Розанов говорил о себе, что в нем есть что‑то нечеловеческое, чудовищное: задумчивость. Для жизни она сделала его непригодным. Но для более долгосрочных предприятий? Еще раз из книги о понимании: «Исследование должно быть направлено не против частных заблуждений и не против частного зла, становящегося в данный момент нестерпимым — как это всегда бывало [т. е. всегда оказывается, что именно сейчас зло сделалось настолько нестерпимым, что не оставляет возможности для мысли, требует немедленных ответных мер]; но, временно оставляя в стороне всё нестерпимое, оно должно вестись в систематическом порядке и должно быть доведено до конца».
Европа вышла из Средних веков не столько национально–культурно–политическим образованием, сколько историческим предприятием. Ренессансом, замыслом апокатастасиса, восстановления целого мира в его истине. Что бы ни говорили посторонние наблюдатели, Европа с тех пор и до сего времени в своем существе — не одна из культур, а продолжающаяся память о той предельной задаче.
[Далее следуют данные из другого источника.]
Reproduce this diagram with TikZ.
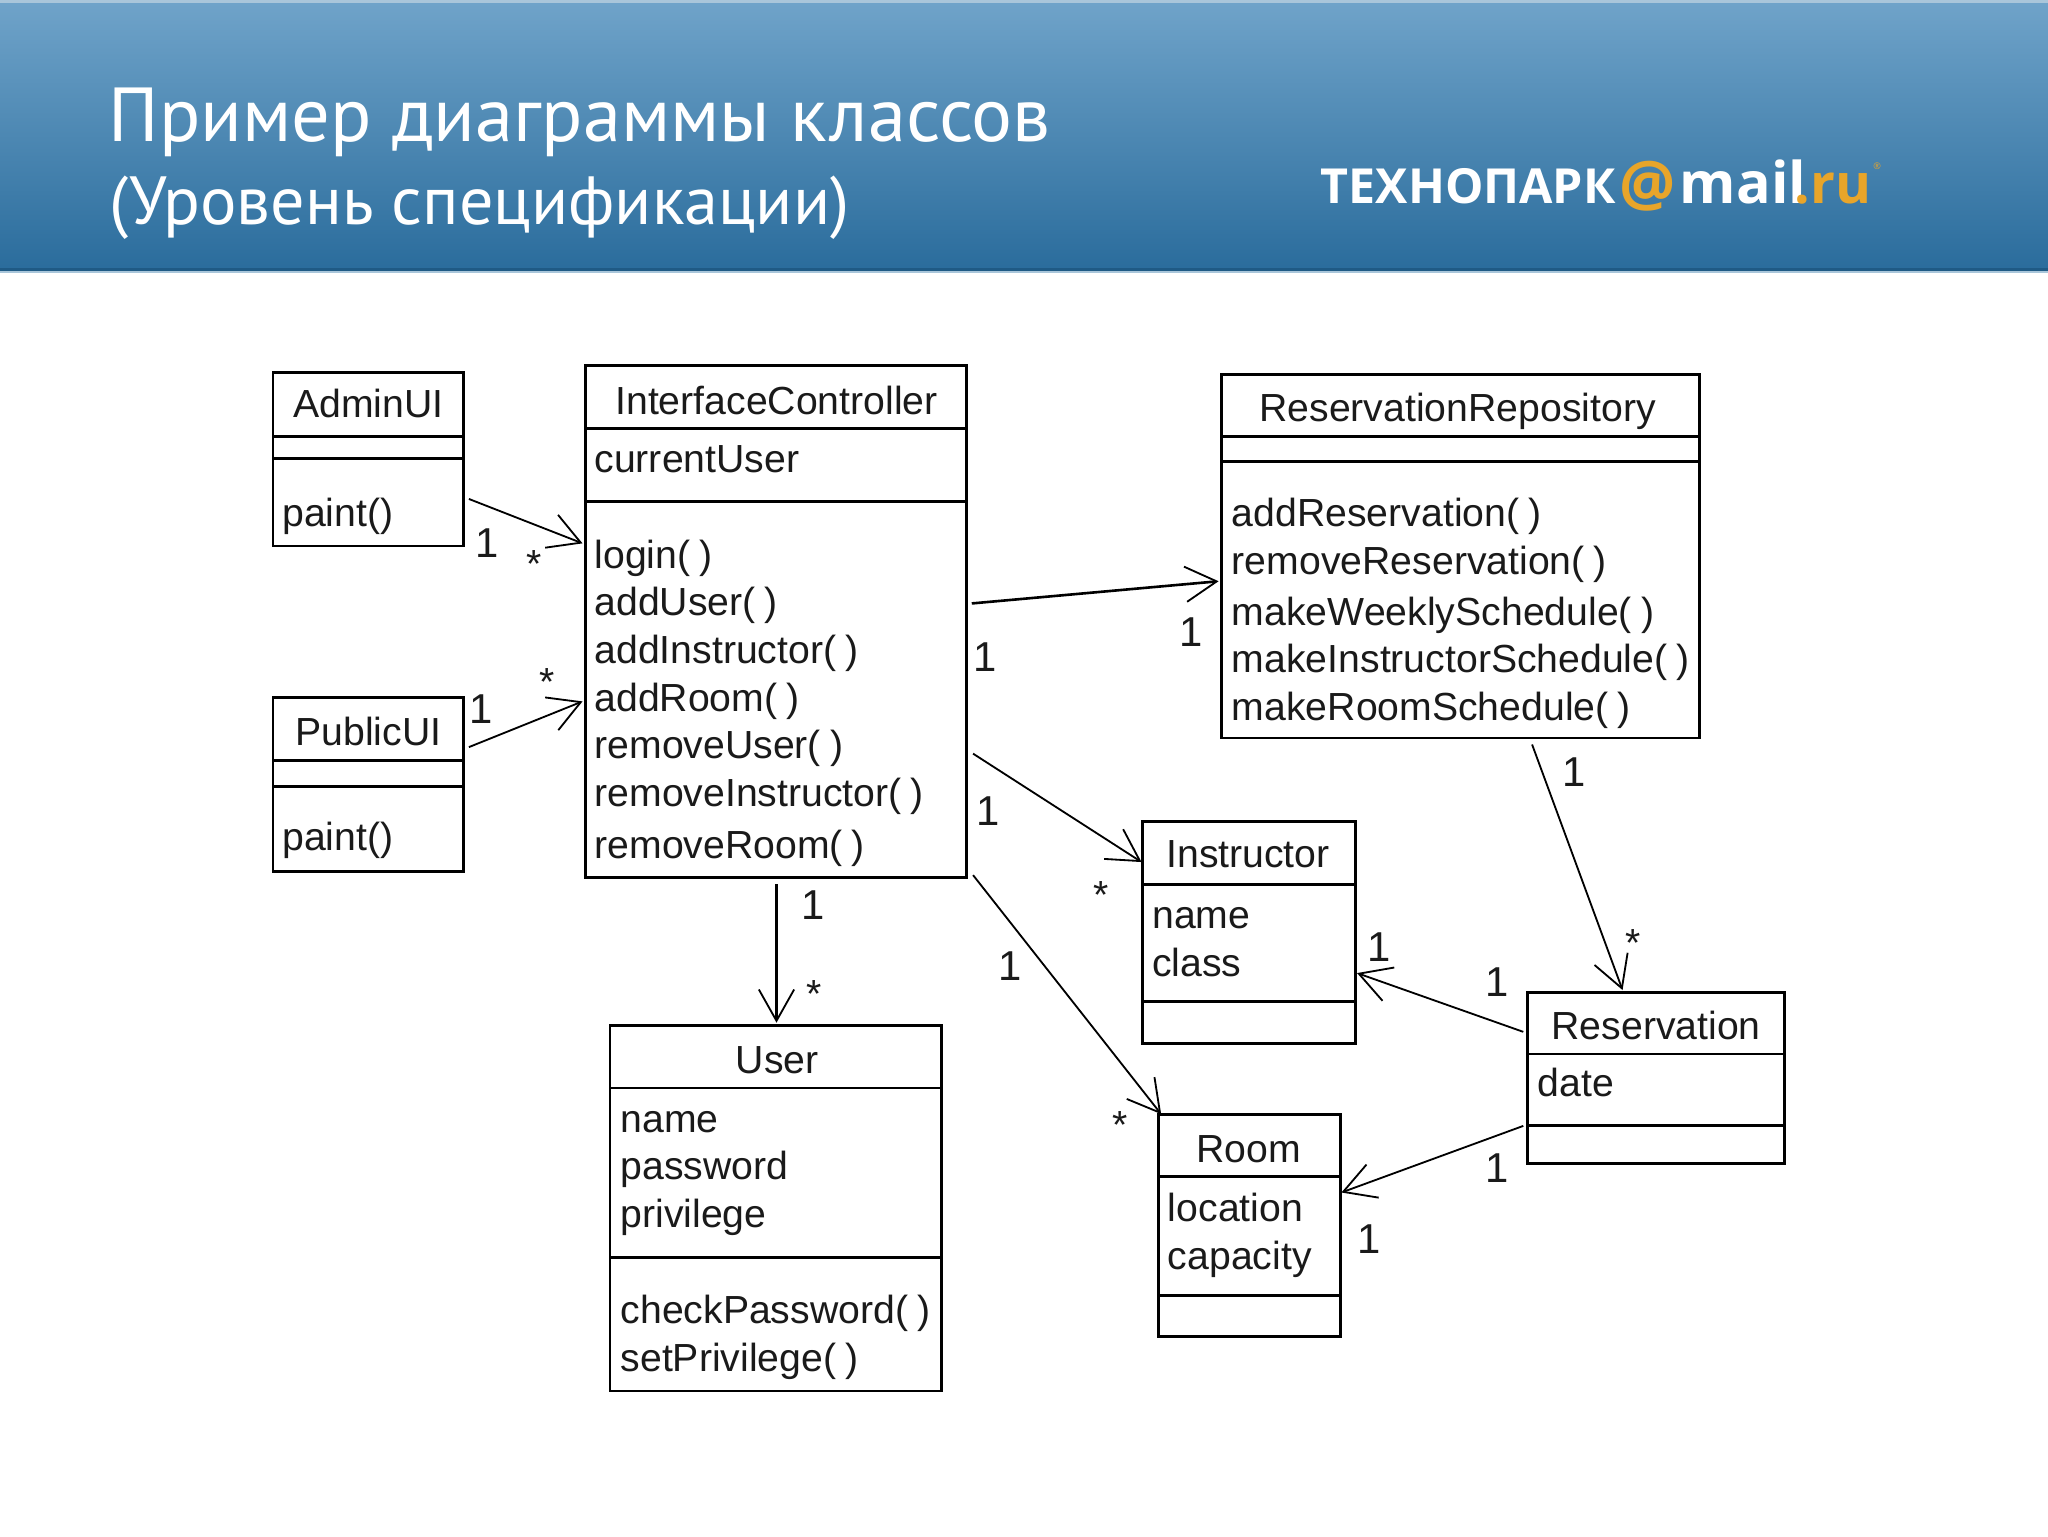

У нас в XIX в. Карамзин, Пушкин, Чаадаев показали, что поэзия и мысль России присоединились к начатому Европой восстанию. Россия, разнонациональная, как и Европа, с самого начала была не нацией, а историческим начинанием. Дело всеобщего восстановления так или иначе у Европы и России одно. Ренессанс, и это всего яснее видно у Розанова, был не просто перенят Россией, а укоренился в почве русского мира. Россия, какая она есть и с самого начала была, угадала себя в историческом предприятии возрождения как обязательный или даже ключевой момент. Из‑за этого воссоединение с Западом приняло у нас черты ревнительства, соревнования, т. е. убеждения, что без нас нельзя, без нас не вся правда.